Your objective>
Leave out all pictures and return, exactly as written, the lines from the line containing "Write the Bokeh code for this chart." to the line containing "from bokeh.resources import INLINE", both ends kept.

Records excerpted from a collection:
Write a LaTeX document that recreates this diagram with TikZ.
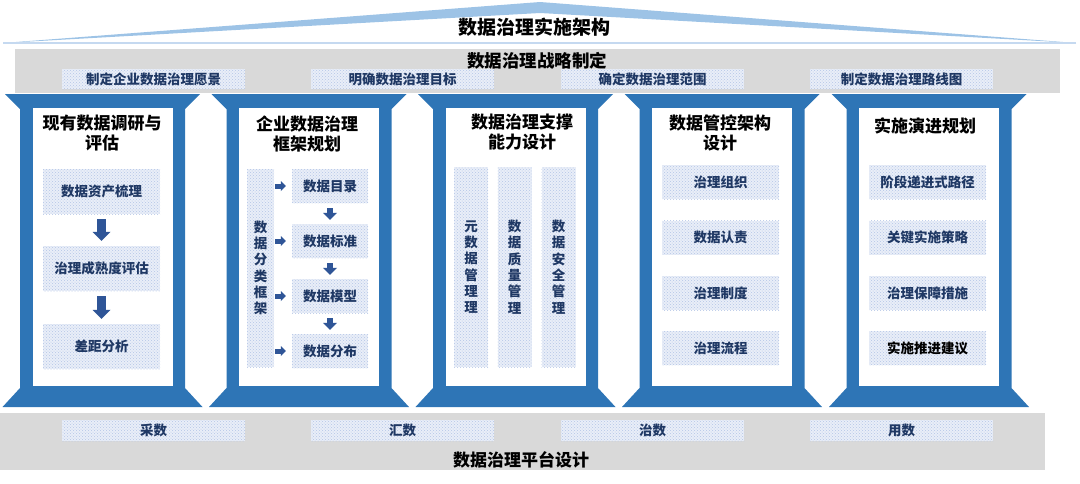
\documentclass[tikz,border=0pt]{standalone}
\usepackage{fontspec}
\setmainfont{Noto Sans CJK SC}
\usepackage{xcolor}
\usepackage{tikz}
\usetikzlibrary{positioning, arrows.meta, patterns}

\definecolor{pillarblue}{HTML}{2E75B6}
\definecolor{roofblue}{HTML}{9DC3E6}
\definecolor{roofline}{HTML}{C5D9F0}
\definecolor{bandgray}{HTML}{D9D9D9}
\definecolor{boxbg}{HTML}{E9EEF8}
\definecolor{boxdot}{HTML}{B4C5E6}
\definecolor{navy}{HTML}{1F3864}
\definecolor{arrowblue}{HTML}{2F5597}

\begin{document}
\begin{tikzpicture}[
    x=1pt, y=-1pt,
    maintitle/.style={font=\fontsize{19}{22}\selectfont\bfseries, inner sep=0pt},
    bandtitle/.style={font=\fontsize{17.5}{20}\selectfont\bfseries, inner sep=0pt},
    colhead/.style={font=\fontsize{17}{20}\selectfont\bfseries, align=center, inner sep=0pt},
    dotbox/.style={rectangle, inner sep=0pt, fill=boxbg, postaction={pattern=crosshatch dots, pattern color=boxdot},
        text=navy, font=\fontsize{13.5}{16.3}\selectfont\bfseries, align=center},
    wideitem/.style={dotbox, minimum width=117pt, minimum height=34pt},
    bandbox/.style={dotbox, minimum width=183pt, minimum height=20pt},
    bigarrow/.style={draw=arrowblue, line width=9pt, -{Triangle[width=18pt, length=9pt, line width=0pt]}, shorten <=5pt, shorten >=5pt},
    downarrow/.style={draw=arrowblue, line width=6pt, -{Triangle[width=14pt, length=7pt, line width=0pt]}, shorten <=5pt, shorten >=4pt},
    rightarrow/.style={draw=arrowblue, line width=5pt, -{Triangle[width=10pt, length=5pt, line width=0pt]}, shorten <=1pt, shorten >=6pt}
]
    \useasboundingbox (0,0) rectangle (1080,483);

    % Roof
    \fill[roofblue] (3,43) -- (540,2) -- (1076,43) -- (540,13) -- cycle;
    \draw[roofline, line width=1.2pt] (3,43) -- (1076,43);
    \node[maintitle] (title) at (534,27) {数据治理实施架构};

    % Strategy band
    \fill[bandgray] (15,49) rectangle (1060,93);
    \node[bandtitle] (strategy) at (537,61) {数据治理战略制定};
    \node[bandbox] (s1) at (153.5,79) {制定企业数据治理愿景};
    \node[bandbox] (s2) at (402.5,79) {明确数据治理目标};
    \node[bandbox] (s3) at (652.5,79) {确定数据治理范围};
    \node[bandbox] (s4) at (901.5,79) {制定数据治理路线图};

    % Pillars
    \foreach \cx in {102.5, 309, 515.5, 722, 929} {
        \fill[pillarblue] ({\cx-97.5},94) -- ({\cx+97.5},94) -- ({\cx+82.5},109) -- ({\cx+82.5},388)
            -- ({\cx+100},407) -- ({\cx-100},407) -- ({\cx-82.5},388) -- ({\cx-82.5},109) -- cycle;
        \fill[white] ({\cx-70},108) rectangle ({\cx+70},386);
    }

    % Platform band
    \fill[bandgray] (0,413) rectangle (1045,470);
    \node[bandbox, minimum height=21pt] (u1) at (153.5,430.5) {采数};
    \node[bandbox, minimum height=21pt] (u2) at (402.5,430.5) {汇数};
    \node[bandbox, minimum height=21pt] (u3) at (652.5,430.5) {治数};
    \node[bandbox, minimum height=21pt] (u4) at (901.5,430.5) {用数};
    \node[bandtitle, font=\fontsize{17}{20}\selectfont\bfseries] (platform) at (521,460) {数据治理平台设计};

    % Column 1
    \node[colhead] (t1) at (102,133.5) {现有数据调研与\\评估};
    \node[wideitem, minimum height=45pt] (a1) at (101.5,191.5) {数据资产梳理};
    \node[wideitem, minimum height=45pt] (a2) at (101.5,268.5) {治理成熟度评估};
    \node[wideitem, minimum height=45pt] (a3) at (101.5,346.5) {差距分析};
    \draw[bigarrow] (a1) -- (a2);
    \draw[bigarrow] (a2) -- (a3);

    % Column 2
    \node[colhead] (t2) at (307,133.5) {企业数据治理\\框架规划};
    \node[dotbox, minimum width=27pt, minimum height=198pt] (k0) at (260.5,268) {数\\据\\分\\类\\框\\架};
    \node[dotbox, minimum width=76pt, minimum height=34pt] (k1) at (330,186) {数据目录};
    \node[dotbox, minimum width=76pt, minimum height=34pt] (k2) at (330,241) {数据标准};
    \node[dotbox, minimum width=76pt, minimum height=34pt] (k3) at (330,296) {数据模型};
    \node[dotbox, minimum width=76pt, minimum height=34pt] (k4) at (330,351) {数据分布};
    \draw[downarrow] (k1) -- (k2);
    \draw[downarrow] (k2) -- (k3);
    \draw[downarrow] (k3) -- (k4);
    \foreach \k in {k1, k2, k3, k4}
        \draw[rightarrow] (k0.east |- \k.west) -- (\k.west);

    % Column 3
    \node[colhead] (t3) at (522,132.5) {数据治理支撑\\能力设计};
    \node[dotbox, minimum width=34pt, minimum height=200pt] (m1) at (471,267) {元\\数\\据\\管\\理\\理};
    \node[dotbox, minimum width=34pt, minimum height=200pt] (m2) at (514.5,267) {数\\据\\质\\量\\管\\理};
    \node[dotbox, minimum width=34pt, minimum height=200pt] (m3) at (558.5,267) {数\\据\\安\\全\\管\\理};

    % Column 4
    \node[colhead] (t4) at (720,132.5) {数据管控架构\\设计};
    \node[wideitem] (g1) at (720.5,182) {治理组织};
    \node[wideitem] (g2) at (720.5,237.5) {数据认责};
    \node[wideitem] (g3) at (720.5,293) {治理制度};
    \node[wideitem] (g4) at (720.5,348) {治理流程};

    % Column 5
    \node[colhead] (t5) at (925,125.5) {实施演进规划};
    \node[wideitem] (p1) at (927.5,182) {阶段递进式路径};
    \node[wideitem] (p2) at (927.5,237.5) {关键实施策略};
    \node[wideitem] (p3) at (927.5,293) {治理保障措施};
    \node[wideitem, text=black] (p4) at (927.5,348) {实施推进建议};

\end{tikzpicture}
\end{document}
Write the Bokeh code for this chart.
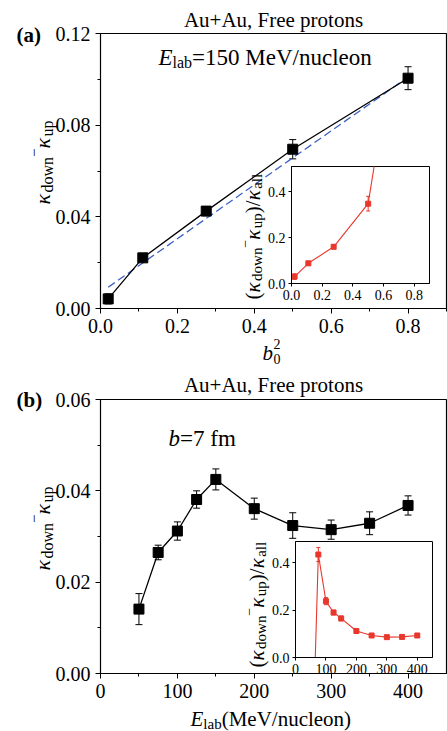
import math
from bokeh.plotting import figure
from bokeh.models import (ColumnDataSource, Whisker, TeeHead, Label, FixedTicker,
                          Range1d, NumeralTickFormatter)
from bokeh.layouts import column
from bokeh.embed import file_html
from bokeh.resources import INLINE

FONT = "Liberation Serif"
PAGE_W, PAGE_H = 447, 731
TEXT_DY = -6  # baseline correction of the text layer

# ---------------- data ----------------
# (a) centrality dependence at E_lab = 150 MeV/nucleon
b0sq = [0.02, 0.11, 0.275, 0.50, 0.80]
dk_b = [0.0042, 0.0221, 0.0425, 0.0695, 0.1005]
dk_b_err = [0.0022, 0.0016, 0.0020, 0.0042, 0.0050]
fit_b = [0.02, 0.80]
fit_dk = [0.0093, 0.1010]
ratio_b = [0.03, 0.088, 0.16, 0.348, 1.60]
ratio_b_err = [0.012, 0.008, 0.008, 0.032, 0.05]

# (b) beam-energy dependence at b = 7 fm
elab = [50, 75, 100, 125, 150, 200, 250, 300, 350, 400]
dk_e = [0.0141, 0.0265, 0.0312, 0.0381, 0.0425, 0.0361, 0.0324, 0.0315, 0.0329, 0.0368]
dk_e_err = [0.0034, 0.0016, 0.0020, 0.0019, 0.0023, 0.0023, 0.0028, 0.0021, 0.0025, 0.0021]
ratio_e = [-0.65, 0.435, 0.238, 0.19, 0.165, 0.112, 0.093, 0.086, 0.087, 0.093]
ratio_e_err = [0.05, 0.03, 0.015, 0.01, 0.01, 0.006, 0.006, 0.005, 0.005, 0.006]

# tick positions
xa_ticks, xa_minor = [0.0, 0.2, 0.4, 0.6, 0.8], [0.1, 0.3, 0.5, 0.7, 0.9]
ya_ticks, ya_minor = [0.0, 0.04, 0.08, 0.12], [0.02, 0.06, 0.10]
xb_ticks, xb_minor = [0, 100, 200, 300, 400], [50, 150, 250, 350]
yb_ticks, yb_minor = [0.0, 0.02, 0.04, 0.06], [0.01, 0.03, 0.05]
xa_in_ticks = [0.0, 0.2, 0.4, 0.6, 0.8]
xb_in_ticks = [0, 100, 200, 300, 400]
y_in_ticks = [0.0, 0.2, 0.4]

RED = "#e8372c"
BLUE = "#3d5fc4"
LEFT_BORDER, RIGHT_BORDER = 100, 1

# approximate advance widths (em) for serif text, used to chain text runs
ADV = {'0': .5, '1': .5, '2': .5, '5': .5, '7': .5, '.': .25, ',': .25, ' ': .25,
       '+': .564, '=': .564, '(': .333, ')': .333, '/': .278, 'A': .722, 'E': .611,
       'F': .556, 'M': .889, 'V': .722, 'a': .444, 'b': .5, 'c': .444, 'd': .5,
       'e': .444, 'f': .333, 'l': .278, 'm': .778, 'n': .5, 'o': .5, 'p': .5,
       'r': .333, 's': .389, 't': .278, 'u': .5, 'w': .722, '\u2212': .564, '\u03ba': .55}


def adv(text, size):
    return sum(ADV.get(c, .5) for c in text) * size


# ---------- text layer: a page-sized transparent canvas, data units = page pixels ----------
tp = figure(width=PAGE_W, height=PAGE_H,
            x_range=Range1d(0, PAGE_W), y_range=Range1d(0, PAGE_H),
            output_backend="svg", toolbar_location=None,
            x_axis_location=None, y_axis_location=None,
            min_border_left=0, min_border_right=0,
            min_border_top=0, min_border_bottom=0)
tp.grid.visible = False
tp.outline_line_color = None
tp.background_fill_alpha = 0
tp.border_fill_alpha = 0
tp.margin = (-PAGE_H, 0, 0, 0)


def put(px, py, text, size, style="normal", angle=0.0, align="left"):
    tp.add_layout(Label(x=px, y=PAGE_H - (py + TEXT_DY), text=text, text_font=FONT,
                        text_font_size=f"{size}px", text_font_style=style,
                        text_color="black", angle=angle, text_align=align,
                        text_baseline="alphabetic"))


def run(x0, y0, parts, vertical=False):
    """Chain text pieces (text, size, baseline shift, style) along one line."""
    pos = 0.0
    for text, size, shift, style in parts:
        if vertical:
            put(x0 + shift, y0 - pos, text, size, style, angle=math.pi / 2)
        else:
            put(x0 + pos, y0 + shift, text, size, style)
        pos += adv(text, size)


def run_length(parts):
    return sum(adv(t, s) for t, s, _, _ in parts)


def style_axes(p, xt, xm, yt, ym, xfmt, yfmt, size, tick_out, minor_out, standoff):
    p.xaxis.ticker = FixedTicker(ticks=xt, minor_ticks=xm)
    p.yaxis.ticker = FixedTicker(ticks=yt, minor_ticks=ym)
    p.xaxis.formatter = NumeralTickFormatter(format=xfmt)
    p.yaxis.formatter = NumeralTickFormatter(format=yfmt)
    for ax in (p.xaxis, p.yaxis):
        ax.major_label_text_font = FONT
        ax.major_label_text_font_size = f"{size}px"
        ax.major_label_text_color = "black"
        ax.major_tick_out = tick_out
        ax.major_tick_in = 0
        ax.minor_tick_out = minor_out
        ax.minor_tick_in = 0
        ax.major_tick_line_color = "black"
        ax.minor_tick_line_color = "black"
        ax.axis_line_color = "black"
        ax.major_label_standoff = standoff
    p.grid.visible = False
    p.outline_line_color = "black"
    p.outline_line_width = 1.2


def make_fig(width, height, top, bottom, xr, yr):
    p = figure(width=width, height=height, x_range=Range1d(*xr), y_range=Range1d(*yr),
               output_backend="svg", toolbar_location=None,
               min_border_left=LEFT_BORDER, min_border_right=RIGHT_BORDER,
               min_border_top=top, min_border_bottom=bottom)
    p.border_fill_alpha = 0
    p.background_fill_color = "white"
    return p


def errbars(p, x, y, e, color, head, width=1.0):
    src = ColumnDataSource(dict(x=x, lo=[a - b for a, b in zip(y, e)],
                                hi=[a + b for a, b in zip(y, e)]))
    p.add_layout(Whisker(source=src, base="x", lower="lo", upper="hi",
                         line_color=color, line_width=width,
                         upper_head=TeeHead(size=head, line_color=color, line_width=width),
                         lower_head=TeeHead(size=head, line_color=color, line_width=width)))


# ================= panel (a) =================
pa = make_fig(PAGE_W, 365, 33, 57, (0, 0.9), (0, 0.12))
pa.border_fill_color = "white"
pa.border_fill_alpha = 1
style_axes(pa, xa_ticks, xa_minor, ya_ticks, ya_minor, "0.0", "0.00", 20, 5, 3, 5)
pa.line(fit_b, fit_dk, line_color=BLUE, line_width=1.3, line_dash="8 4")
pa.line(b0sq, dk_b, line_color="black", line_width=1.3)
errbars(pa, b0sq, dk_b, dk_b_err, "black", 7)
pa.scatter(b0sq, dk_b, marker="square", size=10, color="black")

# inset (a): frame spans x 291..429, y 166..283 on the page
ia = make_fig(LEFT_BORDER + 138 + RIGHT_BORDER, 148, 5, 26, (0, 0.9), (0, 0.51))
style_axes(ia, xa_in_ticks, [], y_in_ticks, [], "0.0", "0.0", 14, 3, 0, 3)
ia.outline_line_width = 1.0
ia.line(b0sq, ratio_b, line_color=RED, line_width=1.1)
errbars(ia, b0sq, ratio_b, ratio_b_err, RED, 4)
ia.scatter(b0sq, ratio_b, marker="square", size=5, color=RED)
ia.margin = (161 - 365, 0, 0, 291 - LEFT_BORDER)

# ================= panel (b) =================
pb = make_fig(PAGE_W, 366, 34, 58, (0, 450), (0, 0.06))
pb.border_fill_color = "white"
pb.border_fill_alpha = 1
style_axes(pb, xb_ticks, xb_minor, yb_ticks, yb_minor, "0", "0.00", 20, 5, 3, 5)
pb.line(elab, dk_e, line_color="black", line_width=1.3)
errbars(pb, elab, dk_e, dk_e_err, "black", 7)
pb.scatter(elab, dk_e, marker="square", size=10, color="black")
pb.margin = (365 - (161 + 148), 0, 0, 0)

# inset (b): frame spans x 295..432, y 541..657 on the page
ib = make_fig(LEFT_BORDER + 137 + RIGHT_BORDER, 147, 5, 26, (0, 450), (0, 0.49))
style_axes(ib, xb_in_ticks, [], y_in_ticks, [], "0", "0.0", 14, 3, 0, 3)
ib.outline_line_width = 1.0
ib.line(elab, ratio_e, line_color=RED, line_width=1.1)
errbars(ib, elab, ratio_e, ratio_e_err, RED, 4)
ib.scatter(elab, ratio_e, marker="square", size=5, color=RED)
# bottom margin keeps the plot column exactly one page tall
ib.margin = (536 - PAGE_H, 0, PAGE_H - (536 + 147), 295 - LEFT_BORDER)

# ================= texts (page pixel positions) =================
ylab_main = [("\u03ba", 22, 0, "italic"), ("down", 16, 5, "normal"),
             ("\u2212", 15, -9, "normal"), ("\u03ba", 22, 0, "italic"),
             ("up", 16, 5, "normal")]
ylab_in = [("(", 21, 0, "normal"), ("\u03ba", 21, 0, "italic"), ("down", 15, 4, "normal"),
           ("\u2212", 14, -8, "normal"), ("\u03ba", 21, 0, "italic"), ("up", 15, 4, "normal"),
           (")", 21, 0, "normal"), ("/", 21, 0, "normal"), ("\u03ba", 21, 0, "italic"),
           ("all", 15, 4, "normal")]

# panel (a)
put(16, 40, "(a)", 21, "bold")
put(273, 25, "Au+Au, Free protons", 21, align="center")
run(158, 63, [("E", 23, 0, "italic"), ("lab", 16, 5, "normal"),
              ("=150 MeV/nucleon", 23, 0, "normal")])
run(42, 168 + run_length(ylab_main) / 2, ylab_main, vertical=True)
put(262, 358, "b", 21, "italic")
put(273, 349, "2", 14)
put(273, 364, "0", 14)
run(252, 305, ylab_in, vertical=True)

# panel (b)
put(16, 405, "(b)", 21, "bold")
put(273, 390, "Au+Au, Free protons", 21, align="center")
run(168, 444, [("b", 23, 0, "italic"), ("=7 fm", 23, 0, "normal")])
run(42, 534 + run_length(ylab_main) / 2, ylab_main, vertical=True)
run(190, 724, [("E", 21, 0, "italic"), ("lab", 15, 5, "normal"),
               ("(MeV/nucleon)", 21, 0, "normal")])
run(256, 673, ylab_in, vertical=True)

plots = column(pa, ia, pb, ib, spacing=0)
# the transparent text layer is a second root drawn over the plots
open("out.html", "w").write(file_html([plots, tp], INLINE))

Final answer>
Write the Bokeh code for this chart.
import math
from bokeh.plotting import figure
from bokeh.models import (ColumnDataSource, Whisker, TeeHead, Label, FixedTicker,
                          Range1d, NumeralTickFormatter)
from bokeh.layouts import column
from bokeh.embed import file_html
from bokeh.resources import INLINE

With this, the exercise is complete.